Leaving out the pictures, retype the lines from the beginning of the listing through the line containing "import * as echarts from 'echarts';".

____ Provided data

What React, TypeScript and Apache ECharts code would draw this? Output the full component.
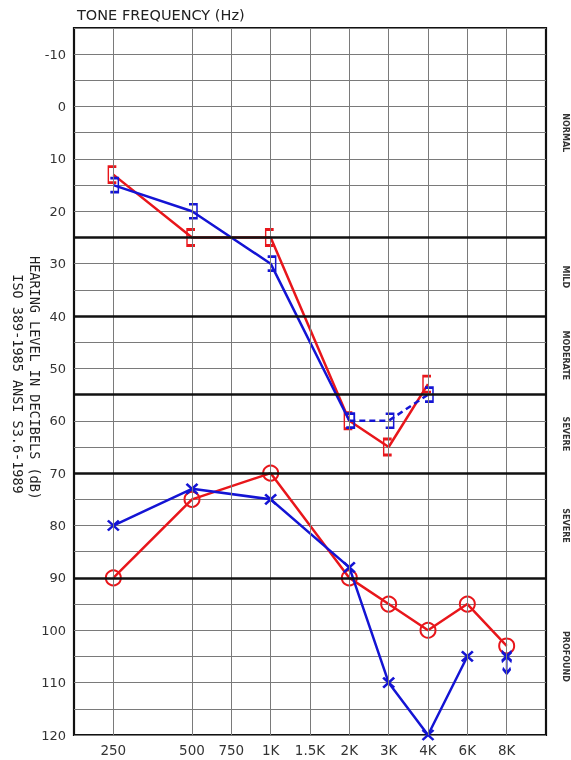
import React, { useEffect, useRef } from 'react';
import * as echarts from 'echarts';

// Tick labels of the frequency axis: the index of each label is its position on the axis
const freqLabels = ['', '250', '', '500', '750', '1K', '1.5K', '2K', '3K', '4K', '6K', '8K', ''];
const dbMin = -15;
const dbMax = 120;
const degreeBoundaries = [25, 40, 55, 70, 90];
const degreeNames = ['NORMAL', 'MILD', 'MODERATE', 'SEVERE', 'SEVERE', 'PROFOUND'];
const degreeRanges = [[-15, 25], [25, 40], [40, 55], [55, 70], [70, 90], [90, 120]];

// Right ear, masked bone conduction ( [ )
const rightBoneFreqs = ['250', '500', '1K', '2K', '3K', '4K'];
const rightBoneDb = [13, 25, 25, 60, 65, 53];
// Left ear, masked bone conduction ( ] )
const leftBoneFreqs = ['250', '500', '1K', '2K'];
const leftBoneDb = [15, 20, 30, 60];
const leftBoneDashFreqs = ['2K', '3K', '4K'];
const leftBoneDashDb = [60, 60, 55];
// Right ear, air conduction ( O )
const rightAirFreqs = ['250', '500', '1K', '2K', '3K', '4K', '6K', '8K'];
const rightAirDb = [90, 75, 70, 90, 95, 100, 95, 103];
// Left ear, air conduction ( X )
const leftAirFreqs = ['250', '500', '1K', '2K', '3K', '4K', '6K'];
const leftAirDb = [80, 73, 75, 88, 110, 120, 105];
// Left ear, no response
const leftNoRespFreqs = ['8K'];
const leftNoRespDb = [105];

const RED = '#e8161b';
const BLUE = '#1414d4';

const pts = (freqs: string[], db: number[]) => freqs.map((f, i) => [freqLabels.indexOf(f), db[i]]);

const SYM_LBRACKET = 'path://M8,0 L0,0 L0,16 L8,16';
const SYM_RBRACKET = 'path://M0,0 L8,0 L8,16 L0,16';
const SYM_X = 'path://M0,0 L10,10 M10,0 L0,10';
const SYM_X_ARROW = 'path://M0,0 L10,10 M10,0 L0,10 M5,5 L5,22 M1,17 L5,22 L9,17';

export default function App() {
  const ref = useRef<HTMLDivElement>(null);
  useEffect(() => {
    if (!ref.current) return;
    const chart = echarts.init(ref.current, null, { renderer: 'svg' });
    const font = 'DejaVu Sans';
    const gridLinePositions = freqLabels.map((l, i) => (l ? i : -1)).filter((i) => i >= 0);
    chart.setOption({
      animation: false,
      grid: {
        left: 74,
        right: 25,
        top: 28,
        bottom: 25,
        show: true,
        borderColor: '#111',
        borderWidth: 2.2,
        backgroundColor: '#fff',
      },
      xAxis: {
        type: 'value',
        min: 0,
        max: freqLabels.length - 1,
        interval: 1,
        splitLine: { show: false },
        axisLine: { show: false },
        axisTick: { show: false },
        axisLabel: {
          formatter: (v: number) => freqLabels[v] || '',
          color: '#333',
          fontFamily: font,
          fontSize: 13.5,
          margin: 8,
        },
      },
      yAxis: {
        type: 'value',
        inverse: true,
        min: dbMin,
        max: dbMax,
        interval: 5,
        axisLine: { show: false },
        axisTick: { show: false },
        splitLine: { show: true, lineStyle: { color: '#7a7a7a', width: 1 } },
        axisLabel: {
          formatter: (v: number) => (v % 10 === 0 ? String(v) : ''),
          color: '#333',
          fontFamily: font,
          fontSize: 13,
          margin: 8,
        },
      },
      graphic: [
        {
          type: 'text',
          left: 77,
          top: 7,
          style: { text: 'TONE FREQUENCY (Hz)', fill: '#222', font: `14.5px "${font}"` },
        },
        {
          type: 'text',
          x: 35,
          y: 378,
          rotation: -Math.PI / 2,
          style: {
            text: 'HEARING LEVEL IN DECIBELS (dB)',
            fill: '#222',
            font: '13.5px "DejaVu Sans Mono"',
            align: 'center',
            verticalAlign: 'middle',
          },
        },
        {
          type: 'text',
          x: 18,
          y: 384,
          rotation: -Math.PI / 2,
          style: {
            text: 'ISO 389-1985 ANSI S3.6-1989',
            fill: '#222',
            font: '13.5px "DejaVu Sans Mono"',
            align: 'center',
            verticalAlign: 'middle',
          },
        },
      ],
      series: [
        {
          type: 'line',
          data: [],
          z: 1,
          silent: true,
          markLine: {
            silent: true,
            symbol: 'none',
            label: { show: false },
            animation: false,
            data: [
              ...gridLinePositions.map((x) => ({ xAxis: x, lineStyle: { color: '#7a7a7a', width: 1, type: 'solid' } })),
              ...degreeBoundaries.map((y) => ({ yAxis: y, lineStyle: { color: '#111', width: 2.5, type: 'solid' } })),
            ],
          },
        },
        {
          type: 'line',
          data: pts(rightBoneFreqs, rightBoneDb),
          z: 3,
          symbol: SYM_LBRACKET,
          symbolSize: [8, 16],
          symbolOffset: [-1, 0],
          lineStyle: { color: RED, width: 2.5 },
          itemStyle: { color: 'transparent', borderColor: RED, borderWidth: 2 },
          emphasis: { disabled: true },
        },
        {
          type: 'line',
          data: pts(leftBoneFreqs, leftBoneDb),
          z: 4,
          symbol: SYM_RBRACKET,
          symbolSize: [8, 14],
          symbolOffset: [1, 0],
          lineStyle: { color: BLUE, width: 2.5 },
          itemStyle: { color: 'transparent', borderColor: BLUE, borderWidth: 2 },
          emphasis: { disabled: true },
        },
        {
          type: 'line',
          data: pts(leftBoneDashFreqs, leftBoneDashDb),
          z: 4,
          symbol: SYM_RBRACKET,
          symbolSize: [8, 14],
          symbolOffset: [1, 0],
          lineStyle: { color: BLUE, width: 2.5, type: [6, 4] },
          itemStyle: { color: 'transparent', borderColor: BLUE, borderWidth: 2 },
          emphasis: { disabled: true },
        },
        {
          type: 'line',
          data: pts(rightAirFreqs, rightAirDb),
          z: 3,
          symbol: 'circle',
          symbolSize: 15,
          lineStyle: { color: RED, width: 2.5 },
          itemStyle: { color: 'transparent', borderColor: RED, borderWidth: 2 },
          emphasis: { disabled: true },
        },
        {
          type: 'line',
          data: pts(leftAirFreqs, leftAirDb),
          z: 4,
          symbol: SYM_X,
          symbolSize: [11, 10],
          lineStyle: { color: BLUE, width: 2.5 },
          itemStyle: { color: 'transparent', borderColor: BLUE, borderWidth: 2.5 },
          emphasis: { disabled: true },
        },
        {
          type: 'scatter',
          data: pts(leftNoRespFreqs, leftNoRespDb),
          z: 4,
          symbol: SYM_X_ARROW,
          symbolSize: [10, 22],
          symbolOffset: [0, 6],
          itemStyle: { color: 'transparent', borderColor: BLUE, borderWidth: 2.5, opacity: 1 },
          emphasis: { disabled: true },
        },
      ],
    });

    const xRight = chart.convertToPixel({ xAxisIndex: 0 }, freqLabels.length - 1) as number;
    chart.setOption({
      graphic: degreeNames.map((name, i) => ({
        type: 'text',
        id: 'deg' + i,
        x: xRight + 19,
        y: chart.convertToPixel({ yAxisIndex: 0 }, (degreeRanges[i][0] + degreeRanges[i][1]) / 2) as number,
        rotation: -Math.PI / 2,
        style: {
          text: name,
          fill: '#333',
          font: `bold 8px "${font}"`,
          align: 'center',
          verticalAlign: 'middle',
        },
      })),
    });

    return () => chart.dispose();
  }, []);
  return <div ref={ref} style={{ position: 'fixed', left: 0, top: 0, width: 571, height: 760 }} />;
}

________

Solution below
What React, TypeScript and Apache ECharts code would draw this? Output the full component.
import React, { useEffect, useRef } from 'react';
import * as echarts from 'echarts';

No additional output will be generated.